Liang Seah Street in Bugis is a treasure trove of affordable and authentic eats from all across China. Be it Chongqing grilled fish, chuan chuan (Chinese skewers), hotpot, or shaved ice — you name it, you can find it!
If you’ve ever found yourself craving a comforting dish like mala tang, but with the rich and concentrated flavour of mala xiang guo, Alley Malatang 老街称盘麻辣烫 is one of the newest entrants to the bustling food-filled street that is a must-visit.
The nostalgia-themed eatery is decked out with old movie posters, bamboo furniture, and decorative window fixtures that’ll transport you to the winding alleys of Chengdu, Sichuan, where the best (and most hidden) mala tang spots can often be found.

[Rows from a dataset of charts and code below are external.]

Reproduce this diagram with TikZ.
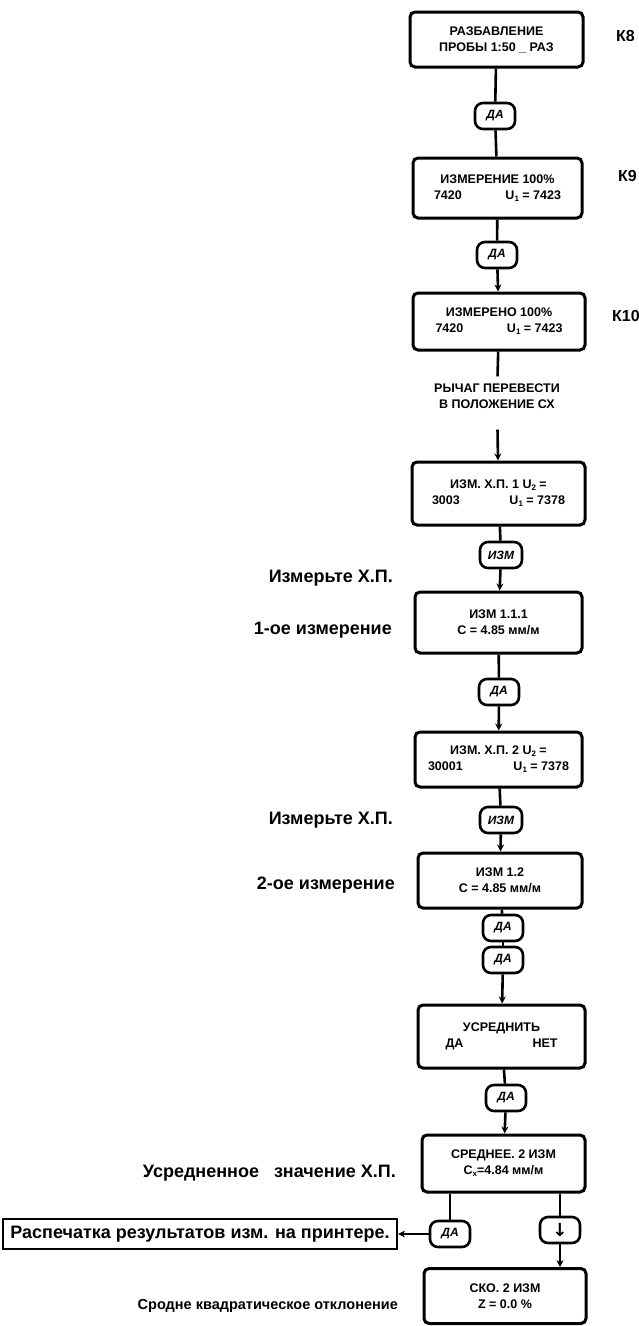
\documentclass[tikz,border=0pt]{standalone}
\usepackage{fontspec}
\setmainfont{Liberation Sans}
\newfontfamily\dejavu{DejaVu Sans}
\usetikzlibrary{arrows.meta}
\newcommand{\mysub}[1]{\raisebox{-0.3ex}{\fontsize{8}{8}\selectfont #1}}
\tikzset{
 box/.style={draw, line width=3pt, rounded corners=5pt, inner sep=0pt, align=center,
   font=\fontsize{12.5}{16}\selectfont\bfseries},
 oval/.style={draw, line width=2.6pt, rounded corners=8pt, minimum width=40pt, minimum height=26pt,
   inner sep=0pt, font=\fontsize{12}{13}\selectfont\bfseries\itshape},
 note/.style={inner xsep=0pt, inner ysep=7pt, align=center, font=\fontsize{12.5}{16}\selectfont\bfseries},
 lbl/.style={inner sep=0pt, font=\fontsize{18}{20}\selectfont\bfseries},
 klbl/.style={inner sep=0pt, font=\fontsize{16}{18}\selectfont\bfseries},
 prbox/.style={draw, line width=2.2pt, inner sep=0pt, minimum width=394pt, minimum height=30pt,
   font=\fontsize{18}{20}\selectfont\bfseries},
 conn/.style={line width=2.6pt},
 arr/.style={conn, -{Stealth[length=7pt,width=7pt]}},
}
\begin{document}
\begin{tikzpicture}[x=1pt,y=-1pt]
\useasboundingbox (0,0) rectangle (639,1326);
% main chain
\node[box, minimum width=173pt, minimum height=55pt] (b1) at (496.5,39.5) {РАЗБАВЛЕНИЕ\\ПРОБЫ 1:50 \_ РАЗ};
\node[klbl, anchor=west] (k8) at (616,36) {К8};
\node[oval] (o1) at (495,116) {ДА};
\node[box, minimum width=169pt, minimum height=60pt] (b2) at (497.5,188) {ИЗМЕРЕНИЕ 100\%\\\makebox[127pt]{7420\hfill U\mysub{1} = 7423}};
\node[klbl, anchor=west] (k9) at (618,176) {К9};
\node[oval] (o2) at (497,255) {ДА};
\node[box, minimum width=172pt, minimum height=57pt] (b3) at (499,321.5) {ИЗМЕРЕНО 100\%\\\makebox[127pt]{7420\hfill U\mysub{1} = 7423}};
\node[klbl, anchor=west] (k10) at (612,316) {К10};
\node[note] (t1) at (497,396) {РЫЧАГ ПЕРЕВЕСТИ\\В ПОЛОЖЕНИЕ СХ};
\node[box, minimum width=173pt, minimum height=63pt] (b4) at (498.5,493.5) {ИЗМ. Х.П. 1 U\mysub{2} =\\\makebox[133pt]{3003\hfill U\mysub{1} = 7378}};
\node[oval, minimum width=42pt] (o3) at (501,555) {ИЗМ};
\node[box, minimum width=167pt, minimum height=61pt] (b5) at (498.5,622.5) {ИЗМ 1.1.1\\C = 4.85 мм/м};
\node[oval] (o4) at (499,692) {ДА};
\node[box, minimum width=167pt, minimum height=55pt] (b6) at (498.5,759.5) {ИЗМ. Х.П. 2 U\mysub{2} =\\\makebox[141pt]{30001\hfill U\mysub{1} = 7378}};
\node[oval, minimum width=42pt] (o5) at (501,820) {ИЗМ};
\node[box, minimum width=164pt, minimum height=55pt] (b7) at (500,880.5) {ИЗМ 1.2\\C = 4.85 мм/м};
\node[oval] (o6) at (503,928) {ДА};
\node[oval] (o7) at (503,960) {ДА};
\node[box, minimum width=167pt, minimum height=63pt] (b8) at (501.5,1036.5) {УСРЕДНИТЬ\\\makebox[112pt]{ДА\hfill НЕТ}};
\node[oval] (o8) at (506,1098) {ДА};
\node[box, minimum width=163pt, minimum height=57pt] (b9) at (503.5,1163.5) {СРЕДНЕЕ. 2 ИЗМ\\C\mysub{x}=4.84 мм/м};
\node[oval] (o9) at (450,1234) {ДА};
\node[oval] (o10) at (560,1230) {\dejavu\bfseries\upshape\fontsize{18}{18}\selectfont ↓};
\node[box, minimum width=162pt, minimum height=55pt] (b10) at (505,1296) {СКО. 2 ИЗМ\\Z = 0.0 \%};
\node[prbox] (pr) at (200,1234) {Распечатка результатов изм. на принтере.};
% left labels
\node[lbl, anchor=east] (l1) at (393,578) {Измерьте Х.П.};
\node[lbl, anchor=east] (l2) at (392,630) {1-ое измерение};
\node[lbl, anchor=east] (l3) at (393,820) {Измерьте Х.П.};
\node[lbl, anchor=east] (l4) at (395,885) {2-ое измерение};
\node[lbl, anchor=east] (l5) at (396,1173) {Усредненное\ \ \ значение Х.П.};
\node[lbl, anchor=east, font=\fontsize{14.5}{16}\selectfont\bfseries] (l6) at (398,1306) {Сродне квадратическое отклонение};
% connectors
\draw[conn] (b1) -- (o1);
\draw[conn] (o1) -- (b2);
\draw[conn] (b2) -- (o2);
\draw[arr] (o2) -- (b3);
\draw[conn] (b3) -- (t1);
\draw[arr, shorten <=14pt] (t1) -- (b4);
\draw[conn] (b4) -- (o3);
\draw[arr] (o3) -- (b5);
\draw[conn] (b5) -- (o4);
\draw[arr] (o4) -- (b6);
\draw[conn] (b6) -- (o5);
\draw[arr] (o5) -- (b7);
\draw[conn] (b7) -- (o6);
\draw[conn] (o6) -- (o7);
\draw[arr] (o7) -- (b8);
\draw[conn] (b8) -- (o8);
\draw[arr] (o8) -- (b9);
\draw[conn] (b9.south -| o9) -- (o9);
\draw[arr] (o9) -- (pr);
\draw[conn] (b9.south -| o10) -- (o10);
\draw[arr] (o10) -- (o10 |- b10.north);
\end{tikzpicture}
\end{document}
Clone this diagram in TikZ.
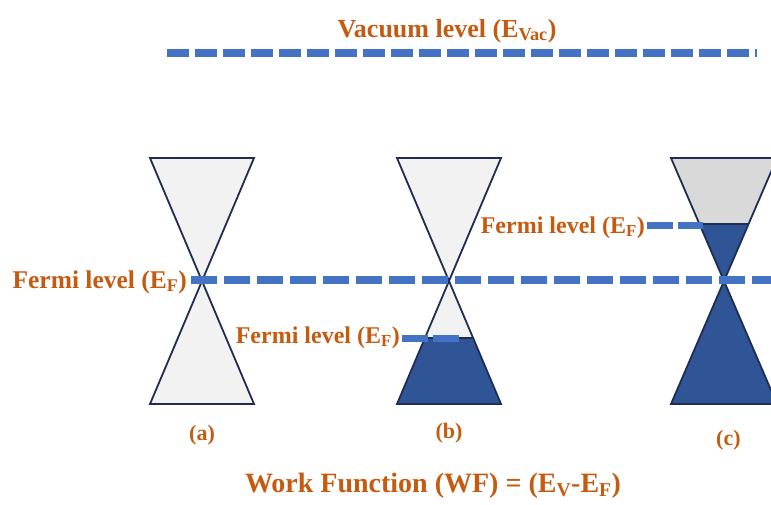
\documentclass[tikz,border=0pt]{standalone}
\usepackage{fontspec}
\setmainfont{Liberation Serif}
\usetikzlibrary{positioning, calc}

\definecolor{levelblue}{HTML}{4472C4}
\definecolor{labelorange}{HTML}{C55A11}
\definecolor{conenavy}{HTML}{1F2D50}
\definecolor{filledband}{HTML}{2F5597}
\definecolor{emptyband}{HTML}{F2F2F2}
\definecolor{emptytop}{HTML}{D9D9D9}

\tikzset{
  level/.style={levelblue, line width=7.5pt, dash pattern=on 26pt off 7pt},
  vaclevel/.style={level, dash pattern=on 22pt off 6pt},
  shortlevel/.style={level, line width=7pt, dash pattern=on 26pt off 5pt},
  lbl/.style={text=labelorange, inner sep=0pt, font=\bfseries\fontsize{24}{24}\selectfont},
  wideLbl/.style={lbl, font=\bfseries\fontsize{25.5}{26}\selectfont},
  biglbl/.style={lbl, font=\bfseries\fontsize{26}{26}\selectfont},
  sublbl/.style={lbl, font=\bfseries\fontsize{22}{22}\selectfont},
  cone/.style={draw=conenavy, line width=1.8pt, line join=miter},
}

\begin{document}
\begin{tikzpicture}[x=1pt, y=-1pt, node distance=20pt]
  \useasboundingbox (0,0) rectangle (771,504);

  % Vacuum level
  \coordinate (vacStart) at (167,53);
  \coordinate (vacEnd) at (757,53);
  \node[biglbl, anchor=base] (vacLbl) at (447,37) {Vacuum level (E\textsubscript{Vac})};
  \draw[vaclevel] (vacStart) -- (vacEnd);

  % Cone (a): empty, E_F at the Dirac point
  \coordinate (apexA) at (202,281);
  \filldraw[cone, fill=emptyband] ($(apexA)+(-52,-123)$) -- ($(apexA)+(52,-123)$)
    -- ($(apexA)+(-52,123)$) -- ($(apexA)+(52,123)$) -- cycle;
  \node[sublbl, below=21pt of {$(apexA)+(0,123)$}] (capA) {(a)};

  % Cone (b): E_F below the Dirac point
  \coordinate (apexB) at (449,281);
  \fill[emptyband] ($(apexB)+(-52,-123)$) -- ($(apexB)+(52,-123)$)
    -- ($(apexB)+(-52,123)$) -- ($(apexB)+(52,123)$) -- cycle;
  \begin{scope}
    \clip ($(apexB)+(-52,-123)$) -- ($(apexB)+(52,-123)$)
      -- ($(apexB)+(-52,123)$) -- ($(apexB)+(52,123)$) -- cycle;
    \filldraw[filledband, draw=conenavy, line width=1.5pt] ($(apexB)+(-60,57)$) rectangle ($(apexB)+(60,130)$);
  \end{scope}
  \draw[cone] ($(apexB)+(-52,-123)$) -- ($(apexB)+(52,-123)$)
    -- ($(apexB)+(-52,123)$) -- ($(apexB)+(52,123)$) -- cycle;
  \node[sublbl, below=19pt of {$(apexB)+(0,123)$}] (capB) {(b)};

  % Cone (c): E_F above the Dirac point
  \coordinate (apexC) at (724,281);
  \fill[filledband] ($(apexC)+(-53,-123)$) -- ($(apexC)+(53,-123)$)
    -- ($(apexC)+(-53,123)$) -- ($(apexC)+(53,123)$) -- cycle;
  \begin{scope}
    \clip ($(apexC)+(-53,-123)$) -- ($(apexC)+(53,-123)$)
      -- ($(apexC)+(-53,123)$) -- ($(apexC)+(53,123)$) -- cycle;
    \filldraw[emptytop, draw=conenavy, line width=1.5pt] ($(apexC)+(-60,-130)$) rectangle ($(apexC)+(60,-57)$);
  \end{scope}
  \draw[cone] ($(apexC)+(-53,-123)$) -- ($(apexC)+(53,-123)$)
    -- ($(apexC)+(-53,123)$) -- ($(apexC)+(53,123)$) -- cycle;
  \node[sublbl, below right=26pt and 0pt of {$(apexC)+(-8,123)$}] (capC) {(c)};

  % Fermi levels
  \coordinate (fermiEnd) at (771,280);
  \node[wideLbl, anchor=base east] (fermiA) at (187,288) {Fermi level (E\textsubscript{F})};
  \draw[level] (fermiA.east |- fermiEnd) ++(4,0) -- (fermiEnd);

  \coordinate (fermiBEnd) at (459,338);
  \node[lbl, anchor=base east] (fermiB) at (400,343) {Fermi level (E\textsubscript{F})};
  \draw[shortlevel] (fermiB.east |- fermiBEnd) ++(2,0) -- (fermiBEnd);

  \coordinate (fermiCEnd) at (703,225);
  \node[lbl, anchor=base east] (fermiC) at (645,233) {Fermi level (E\textsubscript{F})};
  \draw[shortlevel] (fermiC.east |- fermiCEnd) ++(2,0) -- (fermiCEnd);

  % Work function
  \node[lbl, font=\bfseries\fontsize{28}{28}\selectfont, anchor=base] (wfLbl) at (433,492) {Work Function (WF) = (E\textsubscript{V}-E\textsubscript{F})};
\end{tikzpicture}
\end{document}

Alley Malatang is the first in Singapore to serve “weighing pan mala tang” (称盘麻辣烫) — dry-style traditional Sichuan mala tang served on an enamel plate, which resembles the weighing pan of a traditional weighing scale.
Take your pick from a selection of over 50 ingredients, which are categorised according to the following four colours: Red 红碟 (S$1), White Flower 白花碟 (S$1.60), White 白碟 (S$2.20), and Yellow 黄碟 (S$2.80)
These include a varied selection of meats and seafood like Premium Beef (精品牛肉), Spicy Pork Ribs (麻辣排骨), Black Tripe (黑毛肚), and Squid (鱿鱼须), alongside staples like Fried Beancurd Skin (炸腐竹), Lotus Root Slices (莲藕片), King Oyster Mushroom (杏鲍菇), and QQ Noodles.
The fun part? You’ll get to “shop” for ingredients with adorable rattan baskets and concoct the mala tang of your wildest dreams.
Unlike the typical mala xiang guo or Northern Chinese (Dongbei-style) mala tang, you do not need to pay an extra charge for the soup base.
Unlike Dongbei-style mala tang, which is mostly made of a rich and fragrant bone broth and milk soup base, the Sichuan-style mala tang served here is packed with peppercorns, chilli, and a butter soup base, yielding a spicy, numbing, and less-soupy broth that is certainly not for the faint-hearted.
Add in extra chilli (to achieve your desired spice level), garlic, spring onion, and the eatery’s special spicy dipping powder, and you’re all set!
Mala tang aside, you can also find other popular Sichuan dishes like Braised Pork Intestines Mixian 红烧肥肠米线 (S$4.80), Sichuan Hot & Sour Noodles 四川酸辣粉 (S$4.80), and Spicy Pork Dumplings in Chilli Vinaigrette 红油抄手 (S$3).
After all that spice, you’ll definitely want to cool off with refreshing desserts like Sichuan Ice Jelly (四川冰粉), Baked Snow Pear (冰火烤梨), and silky Beancurd (豆花).